INTERCONNECTION AGREEMENT UNDER SECTIONS 251 AND 252 OF THE TELECOMMUNICATIONS ACT OF 1996
This Interconnection Agreement (this “Agreement”), under Sections 251 and 252 of the Telecommunications Act of 1996 (the “Act”), is effective as of the 7th day of January, 2000 (the “Effective Date”), by and between New England Telephone and Telegraph Company, d/b/a Bell Atlantic - Massachusetts (“BA”), a New York corporation with offices at 185 Franklin Street, Boston, Massachusetts, 02110, and New Edge Network, Inc., d/b/a/ New Edge Networks (“New Edge”), a Delaware corporation with offices at 3000 Columbia House Boulevard, Suite 106, Vancouver, Washington 98661 (each individually, a “Party” and, collectively, the “Parties”).
WHEREAS New Edge has requested, pursuant to Section 252(i)
of the Act, that BA make available to New Edge Interconnection, services and unbundled Network Elements upon the same terms and conditions as provided in the Interconnection Agreement (and any amendments thereto that have been approved under applicable law) between Covad Communications Company and BA, dated as of July 1, 1998, for Massachusetts, approved by the Department under Section 252 of the Act, copies of which agreement and any subsequent amendments thereto that have been approved under applicable law being attached hereto as Appendix 1 (the “Separate Agreement”); and
WHEREAS, BA has undertaken to make such terms and conditions available to New Edge hereby only because of, and to the extent required by, Section 252(i) of the Act.
NOW, THEREFORE, in consideration of the mutual
provisions contained herein, and for other good and valuable consideration, the receipt and sufficiency of which are hereby acknowledged, New Edge and BA hereby agree as follows:
1.0 Incorporation of Appendices by Reference
1.1 Except as expressly stated herein, the terms and conditions of the Separate Agreement, as it is in effect on the date hereof after giving effect to operation of law, and
of the other Appendices hereto, are incorporated by reference in their entirety herein and form an integral part of this Agreement.
1.2 References in the Separate Agreement to Covad Communications Company or to Covad shall for purposes of this Agreement be deemed to refer to New Edge.
1.3 References in the Separate Agreement to the “Effective Date”, the date of effectiveness thereof and like provisions shall for purposes of this Agreement be deemed to refer to the date first written above.
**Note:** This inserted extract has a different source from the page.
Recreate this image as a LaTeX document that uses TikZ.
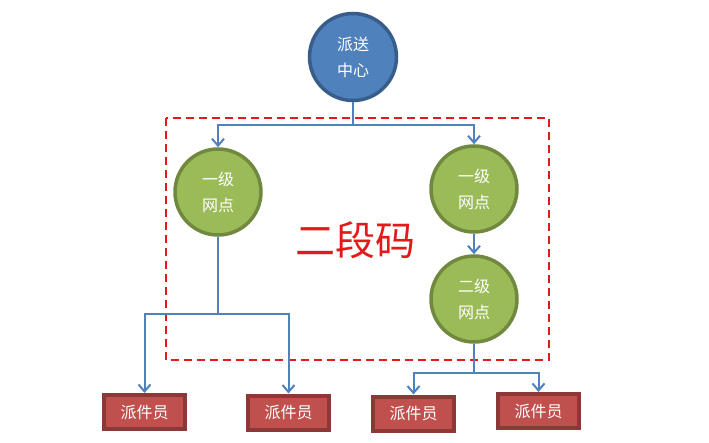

Unless terminated earlier in accordance with the terms of the Separate Agreement, this Agreement shall continue in effect until the later of the date (a) of expiration of the initial term of the Separate Agreement (which, for avoidance of any doubt, is March 15, 2001) or (b) the Separate Agreement is otherwise terminated or expires..
1.4 All references in the Separate Agreement to “800/888” shall be deleted in their entirety and replaced with the following: “800/888/877”.
1.5 All certificates or other proof of insurance to be sent to BA under Section 21.3 of the Separate Agreement shall be sent to the following address:
Director - Interconnection Services
Bell Atlantic – Telecom Industry Services
Room 1423
1095 Avenue of the Americas
New York, New York 10036
1.6 Notices to New Edge under Section 29.10 of the Separate Agreement shall be sent to the following address:
Susan McAdams
New Edge Network, Inc.
3000 Columbia House Boulevard, Suite 106
Vancouver, Washington 98661
Telephone: (360) 906-9721
Facsimile: (360) 693-9997
1.7 Notices to BA under Section 29.10 of the Separate Agreement shall be sent to the following address:
Director- Telecom Industry Services
Bell Atlantic Corporation
1095 Avenue of the Americas
Room 1423
New York, New York 10036
Facsimile: (212) 704-4381
with a copy to:
Bell Atlantic Network Services, Inc.
Attn: Jack H. White, Jr.,
Associate General Counsel
1320 N. Court House Road, 8th Floor
Arlington, Virginia 22201
Telephone: (703) 974-1368
Facsimile: (703) 974-0744
with a copy to:
Bell Atlantic – Massachusetts
Attn: General Counsel
14th Floor
185 Franklin Street
Boston, MA 02110
1.8 The rates, charges and other terms set forth in Appendix 2 hereto shall replace and supersede in their entirety the rates, charges and other terms set forth in Exhibit A to the Separate Agreement
1.9 Schedule 4.0 set forth at Appendix 3 hereto shall replace and supersede in its entirety Schedule 4.0 of the Separate Agreement.
2.0 Clarifications
2.1 The entry into, filing and performance by BA of this Agreement does not in any way constitute a waiver by BA of any of the rights and remedies it may have to seek review of any of the provisions of the Separate Agreement, or to petition the Department, other administrative body or court for reconsideration or reversal of any determination made by any of them, or to seek review in any way of any portion of this Agreement in connection with New Edge’s election under Section 252(i) of the Act.